O cangaço é um tema controverso. Objeto de teorias e interpretações, muitas vezes conflitantes, foi também alvo de paixões e ódios. O autor anuncia que sua intenção não é ser polêmico. Mas o livro está provocando excelentes polêmicas. Isso porque, tratando das relações entre coronelismo e política, cangaceiros e banditismo no Nordeste, uma das principais teses apresentadas é a de que o cangaço não lutava para reconstituir ou modificar a ordem social sertaneja. Alguns dos estudos sobre o cangaço insistiram nessa direção, através da seguinte lógica: supunha-se que os bandoleiros fizessem parte da população pobre, logo defendiam essa população. Inferia-se que, se a ordem social era a do mando dos coronéis – que exploravam e oprimiam a população pobre – então os cangaceiros, pela lógica, combatiam os coronéis e queriam mudar aquele estado de coisas. A pesquisa de Pericás aponta o inverso: os cangaceiros não lutavam em prol das causas populares e, ao invés de combaterem, mantinham ligações com os chamados coronéis: “O que se pode afirmar é que os cangaceiros não lutavam, deliberadamente, para a manutenção ou para a mudança de nenhuma ordem política” (p.188). E conclui: “Eles lutavam, isso sim, para defender seus próprios interesses”. (Ibidem).

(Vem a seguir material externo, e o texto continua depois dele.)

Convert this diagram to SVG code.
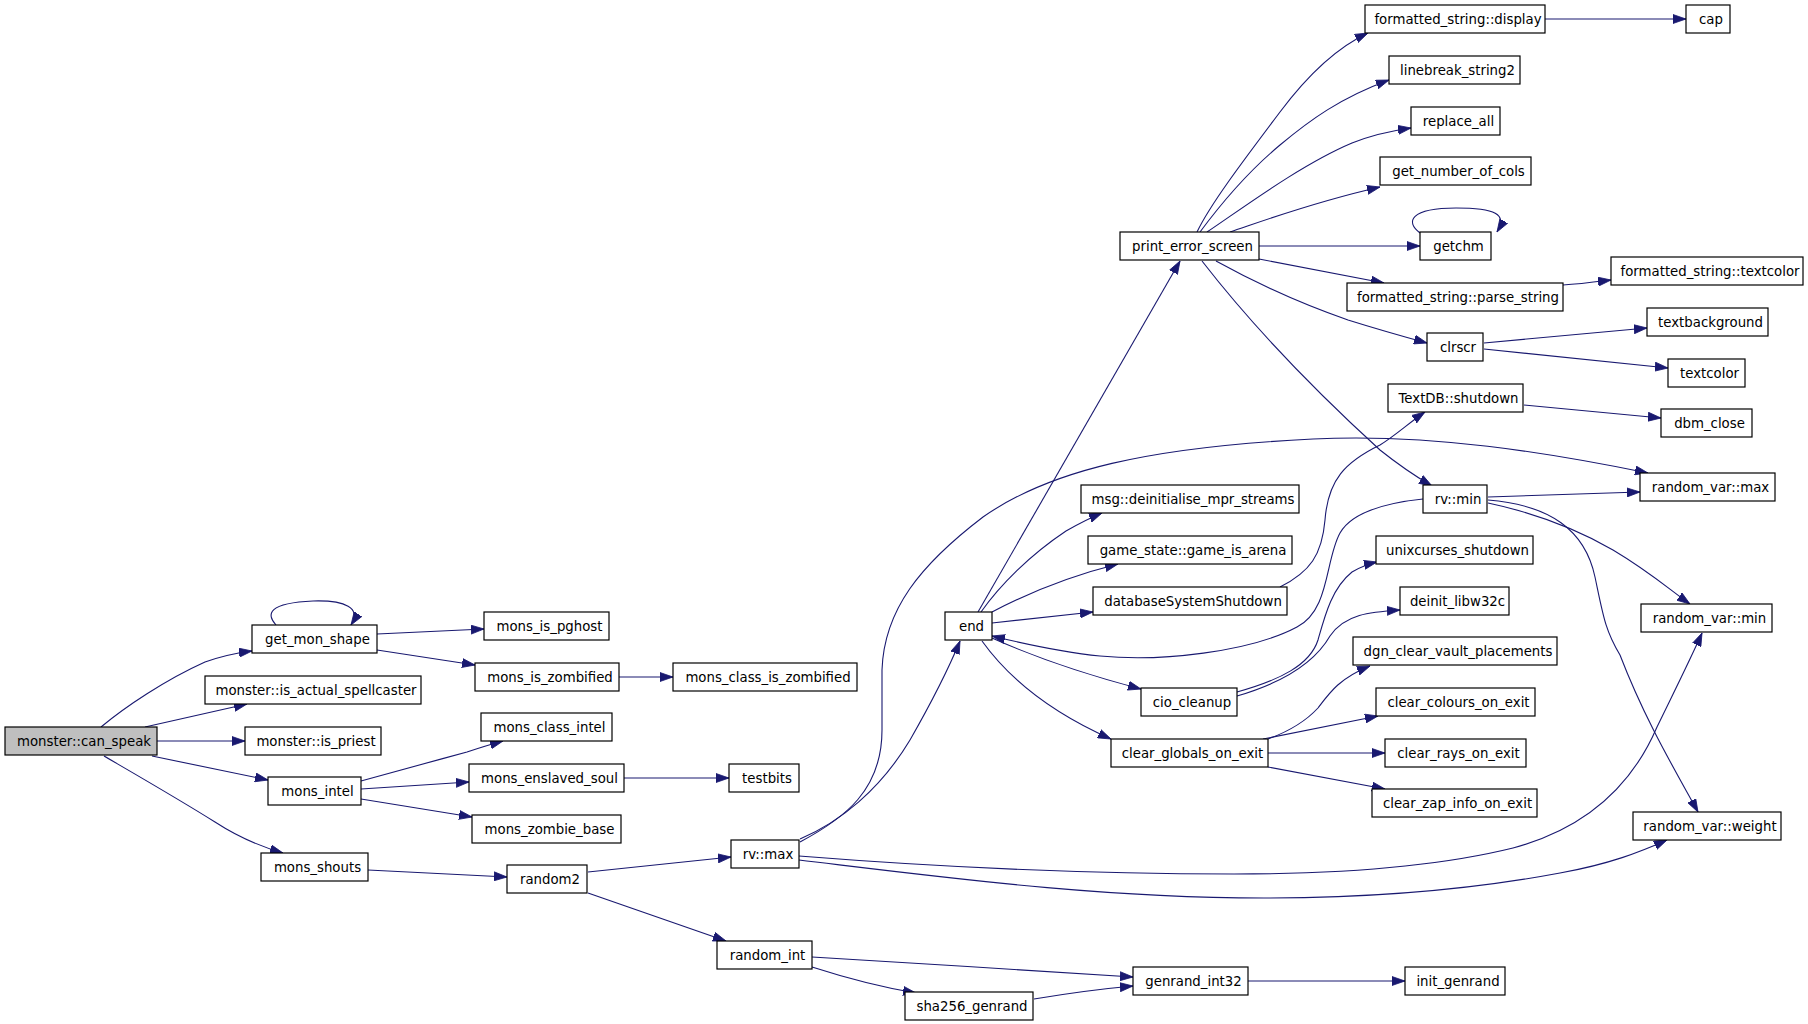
<svg xmlns="http://www.w3.org/2000/svg" width="1808" height="1024" viewBox="0 0 1808 1024">
<style>
.node rect{fill:#ffffff;stroke:#000000;stroke-width:1.2}
.node text{font-family:"DejaVu Sans","Liberation Sans",sans-serif;font-size:13.3px;fill:#000000;text-anchor:middle}
#root rect{fill:#bfbfbf}
.edges path{fill:none;stroke:#191970;stroke-width:1.1}
</style>
<defs>
<marker id="ah" markerUnits="userSpaceOnUse" markerWidth="13" markerHeight="10" refX="13" refY="5" orient="auto">
<path d="M0,0.5 L13,5 L0,9.5 z" fill="#191970" stroke="#191970" stroke-width="0.8"/>
</marker>
</defs>
<rect x="0" y="0" width="1808" height="1024" fill="#ffffff"/>
<g class="edges" marker-end="url(#ah)">
<path d="M101,727 C125,707 165,680 205,662 C222,656 236,653 252,651"/>
<path d="M145,727 L247,704"/>
<path d="M157,741 L245,741"/>
<path d="M152,756 L268,780"/>
<path d="M104,756 C140,777 180,800 215,822 C235,835 255,845 283,853"/>
<path d="M276,625 C266,614 268,603 313,601 C345,600 362,608 351,625"/>
<path d="M377,634 L484,629"/>
<path d="M377,650 L475,665"/>
<path d="M619,677 L673,677"/>
<path d="M361,781 C390,773 430,762 467,752 C482,747 492,744 503,741"/>
<path d="M361,789 L469,782"/>
<path d="M361,799 L472,817"/>
<path d="M624,778 L729,778"/>
<path d="M368,870 L507,877"/>
<path d="M588,872 L731,857"/>
<path d="M588,893 L726,941"/>
<path d="M812,957 C900,962 1050,972 1133,977"/>
<path d="M812,967 C840,976 880,987 916,993"/>
<path d="M1034,999 C1070,993 1100,989 1133,986"/>
<path d="M1248,981 L1405,981"/>
<path d="M800,839 C840,822 880,790 910,740 C930,705 948,670 960,641"/>
<path d="M800,842 C845,818 882,790 882,730 L882,670 C884,610 920,565 983,517 C1050,470 1150,447 1313,439 C1430,433 1550,453 1648,473"/>
<path d="M799,856 C950,868 1100,874 1234,874 C1350,874 1440,866 1513,848 C1580,830 1630,790 1657,727 C1675,690 1690,660 1702,633"/>
<path d="M799,860 C950,878 1100,898 1264,898 C1380,898 1480,888 1560,873 C1610,864 1640,852 1667,840"/>
<path d="M978,612 L1180,261"/>
<path d="M981,612 C1000,585 1030,555 1066,531 C1080,523 1090,518 1102,513"/>
<path d="M992,612 C1030,592 1070,576 1118,564"/>
<path d="M992,623 L1093,612"/>
<path d="M1423,499 C1385,503 1352,512 1340,533 C1325,560 1330,610 1297,627 C1250,652 1160,662 1100,656 C1060,652 1025,644 992,636"/>
<path d="M992,638 C1030,655 1080,673 1141,689"/>
<path d="M982,641 C1010,680 1050,712 1111,739"/>
<path d="M1197,232 C1210,205 1240,165 1280,112 C1310,72 1340,46 1368,33"/>
<path d="M1200,232 C1220,205 1250,170 1280,145 C1310,120 1340,98 1389,80"/>
<path d="M1207,232 C1240,210 1300,165 1352,143 C1372,135 1390,131 1411,128"/>
<path d="M1230,232 C1260,222 1310,203 1380,187"/>
<path d="M1259,246 L1420,246"/>
<path d="M1259,259 L1384,283"/>
<path d="M1216,261 C1245,277 1290,300 1348,320 C1380,330 1405,337 1427,343"/>
<path d="M1202,261 C1240,310 1300,377 1380,450 C1400,466 1415,476 1432,486"/>
<path d="M1545,19 L1686,19"/>
<path d="M1420,233 C1405,222 1410,208 1456,208 C1495,208 1508,214 1497,232"/>
<path d="M1563,285 C1580,284 1595,282 1611,280"/>
<path d="M1484,343 L1647,328"/>
<path d="M1484,349 L1668,368"/>
<path d="M1524,405 L1661,418"/>
<path d="M1280,587 C1310,572 1322,555 1325,520 C1328,480 1345,462 1380,445 C1395,436 1410,422 1425,412"/>
<path d="M1488,497 L1640,492"/>
<path d="M1488,503 C1530,512 1570,525 1613,550 C1650,572 1670,590 1690,604"/>
<path d="M1488,500 C1550,505 1585,530 1595,577 C1603,615 1605,630 1620,655 C1645,720 1675,770 1698,812"/>
<path d="M1237,692 C1280,680 1310,665 1318,640 C1325,615 1332,588 1352,572 C1362,566 1368,564 1377,562"/>
<path d="M1237,696 C1285,682 1315,662 1330,636 C1345,614 1370,612 1400,610"/>
<path d="M1268,739 C1290,731 1305,722 1318,708 C1330,692 1340,678 1370,666"/>
<path d="M1263,739 L1378,716"/>
<path d="M1268,753 L1385,753"/>
<path d="M1268,767 L1385,789"/>
</g>
<g id="root" class="node"><rect x="5" y="727" width="152" height="28"/><text x="84" y="745.5">monster::can_speak</text></g>
<g id="get_mon_shape" class="node"><rect x="252" y="625" width="125" height="28"/><text x="317.5" y="643.5">get_mon_shape</text></g>
<g id="is_actual_spellcaster" class="node"><rect x="205" y="676" width="216" height="28"/><text x="316" y="694.5">monster::is_actual_spellcaster</text></g>
<g id="is_priest" class="node"><rect x="245" y="727" width="136" height="28"/><text x="316" y="745.5">monster::is_priest</text></g>
<g id="mons_intel" class="node"><rect x="268" y="777" width="93" height="28"/><text x="317.5" y="795.5">mons_intel</text></g>
<g id="mons_shouts" class="node"><rect x="261" y="853" width="107" height="28"/><text x="317.5" y="871.5">mons_shouts</text></g>
<g id="mons_is_pghost" class="node"><rect x="484" y="612" width="125" height="28"/><text x="549.5" y="630.5">mons_is_pghost</text></g>
<g id="mons_is_zombified" class="node"><rect x="475" y="663" width="144" height="28"/><text x="550" y="681.5">mons_is_zombified</text></g>
<g id="mons_class_is_zombified" class="node"><rect x="673" y="663" width="184" height="28"/><text x="768" y="681.5">mons_class_is_zombified</text></g>
<g id="mons_class_intel" class="node"><rect x="481" y="713" width="131" height="28"/><text x="549.5" y="731.5">mons_class_intel</text></g>
<g id="mons_enslaved_soul" class="node"><rect x="469" y="764" width="155" height="28"/><text x="549.5" y="782.5">mons_enslaved_soul</text></g>
<g id="testbits" class="node"><rect x="729" y="764" width="70" height="28"/><text x="767" y="782.5">testbits</text></g>
<g id="mons_zombie_base" class="node"><rect x="472" y="815" width="149" height="28"/><text x="549.5" y="833.5">mons_zombie_base</text></g>
<g id="random2" class="node"><rect x="507" y="865" width="80" height="28"/><text x="550" y="883.5">random2</text></g>
<g id="rv_max" class="node"><rect x="731" y="840" width="68" height="28"/><text x="768" y="858.5">rv::max</text></g>
<g id="random_int" class="node"><rect x="717" y="941" width="95" height="28"/><text x="767.5" y="959.5">random_int</text></g>
<g id="sha256_genrand" class="node"><rect x="905" y="992" width="128" height="28"/><text x="972" y="1010.5">sha256_genrand</text></g>
<g id="genrand_int32" class="node"><rect x="1133" y="967" width="115" height="28"/><text x="1193.5" y="985.5">genrand_int32</text></g>
<g id="init_genrand" class="node"><rect x="1405" y="967" width="100" height="28"/><text x="1458" y="985.5">init_genrand</text></g>
<g id="end" class="node"><rect x="945" y="612" width="47" height="28"/><text x="971.5" y="630.5">end</text></g>
<g id="print_error_screen" class="node"><rect x="1120" y="232" width="139" height="28"/><text x="1192.5" y="250.5">print_error_screen</text></g>
<g id="msg_deinit" class="node"><rect x="1081" y="485" width="218" height="28"/><text x="1193" y="503.5">msg::deinitialise_mpr_streams</text></g>
<g id="game_is_arena" class="node"><rect x="1088" y="536" width="204" height="28"/><text x="1193" y="554.5">game_state::game_is_arena</text></g>
<g id="databaseSystemShutdown" class="node"><rect x="1093" y="587" width="194" height="28"/><text x="1193" y="605.5">databaseSystemShutdown</text></g>
<g id="cio_cleanup" class="node"><rect x="1141" y="688" width="96" height="28"/><text x="1192" y="706.5">cio_cleanup</text></g>
<g id="clear_globals_on_exit" class="node"><rect x="1111" y="739" width="157" height="28"/><text x="1192.5" y="757.5">clear_globals_on_exit</text></g>
<g id="fs_display" class="node"><rect x="1365" y="5" width="180" height="28"/><text x="1458" y="23.5">formatted_string::display</text></g>
<g id="cap" class="node"><rect x="1686" y="5" width="44" height="28"/><text x="1711" y="23.5">cap</text></g>
<g id="linebreak_string2" class="node"><rect x="1389" y="56" width="131" height="28"/><text x="1457.5" y="74.5">linebreak_string2</text></g>
<g id="replace_all" class="node"><rect x="1411" y="107" width="89" height="28"/><text x="1458.5" y="125.5">replace_all</text></g>
<g id="get_number_of_cols" class="node"><rect x="1380" y="157" width="151" height="28"/><text x="1458.5" y="175.5">get_number_of_cols</text></g>
<g id="getchm" class="node"><rect x="1420" y="232" width="71" height="28"/><text x="1458.5" y="250.5">getchm</text></g>
<g id="fs_parse_string" class="node"><rect x="1347" y="283" width="216" height="28"/><text x="1458" y="301.5">formatted_string::parse_string</text></g>
<g id="fs_textcolor" class="node"><rect x="1611" y="257" width="192" height="28"/><text x="1710" y="275.5">formatted_string::textcolor</text></g>
<g id="clrscr" class="node"><rect x="1427" y="333" width="56" height="28"/><text x="1458" y="351.5">clrscr</text></g>
<g id="textbackground" class="node"><rect x="1647" y="308" width="121" height="28"/><text x="1710.5" y="326.5">textbackground</text></g>
<g id="textcolor" class="node"><rect x="1668" y="359" width="77" height="28"/><text x="1709.5" y="377.5">textcolor</text></g>
<g id="textdb_shutdown" class="node"><rect x="1388" y="384" width="135" height="28"/><text x="1458.5" y="402.5">TextDB::shutdown</text></g>
<g id="dbm_close" class="node"><rect x="1661" y="409" width="91" height="28"/><text x="1709.5" y="427.5">dbm_close</text></g>
<g id="rv_min" class="node"><rect x="1423" y="485" width="64" height="28"/><text x="1458" y="503.5">rv::min</text></g>
<g id="random_var_max" class="node"><rect x="1640" y="473" width="135" height="28"/><text x="1710.5" y="491.5">random_var::max</text></g>
<g id="unixcurses_shutdown" class="node"><rect x="1376" y="536" width="157" height="28"/><text x="1457.5" y="554.5">unixcurses_shutdown</text></g>
<g id="deinit_libw32c" class="node"><rect x="1400" y="587" width="109" height="28"/><text x="1457.5" y="605.5">deinit_libw32c</text></g>
<g id="dgn_clear_vault_placements" class="node"><rect x="1353" y="637" width="204" height="28"/><text x="1458" y="655.5">dgn_clear_vault_placements</text></g>
<g id="clear_colours_on_exit" class="node"><rect x="1376" y="688" width="159" height="28"/><text x="1458.5" y="706.5">clear_colours_on_exit</text></g>
<g id="clear_rays_on_exit" class="node"><rect x="1385" y="739" width="141" height="28"/><text x="1458.5" y="757.5">clear_rays_on_exit</text></g>
<g id="clear_zap_info_on_exit" class="node"><rect x="1372" y="789" width="165" height="28"/><text x="1457.5" y="807.5">clear_zap_info_on_exit</text></g>
<g id="random_var_min" class="node"><rect x="1641" y="604" width="131" height="28"/><text x="1709.5" y="622.5">random_var::min</text></g>
<g id="random_var_weight" class="node"><rect x="1633" y="812" width="148" height="28"/><text x="1710" y="830.5">random_var::weight</text></g>
</svg>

Para demonstrar essa tese, o autor organiza a exposição de sua pesquisa em nove meticulosos capítulos, que dão ao leitor a possibilidade de acompanhar cada passo de sua coleta de dados e, ao final do livro, quem está lendo sente que – se ainda quiser discordar da tese principal – vai ter que, pelo menos, dispor-se a realizar um trabalho tão ou mais apurado. A edição da Boitempo, muito bem cuidada como sempre, traz outros atrativos que complementam e dão prazer à leitura: um Caderno de imagens e uma seção de Documentos, que não só ilustram como fundamentam as afirmações feitas. De muita utilidade é também uma Tabela de conversão de mil-réis em dólares, que facilita a compreensão dos aspectos econômicos. A relação das fontes consultadas também impressiona, pois o autor não só leu sobre o cangaço e temas correlatos, mas conversou com pesquisadores e estudiosos do banditismo rural nordestino. Viajou pela região do cangaço, refazendo a trajetória dos bandos. Por fim, passou um ano pesquisando como Visiting scholar na Universidade do Texas (Austin, EUA), que possui uma das maiores bibliotecas sobre temas latino-americanos. Ali encontrou informações e documentos sobre o cangaço no Brasil que – paradoxalmente – não estavam disponíveis no próprio país.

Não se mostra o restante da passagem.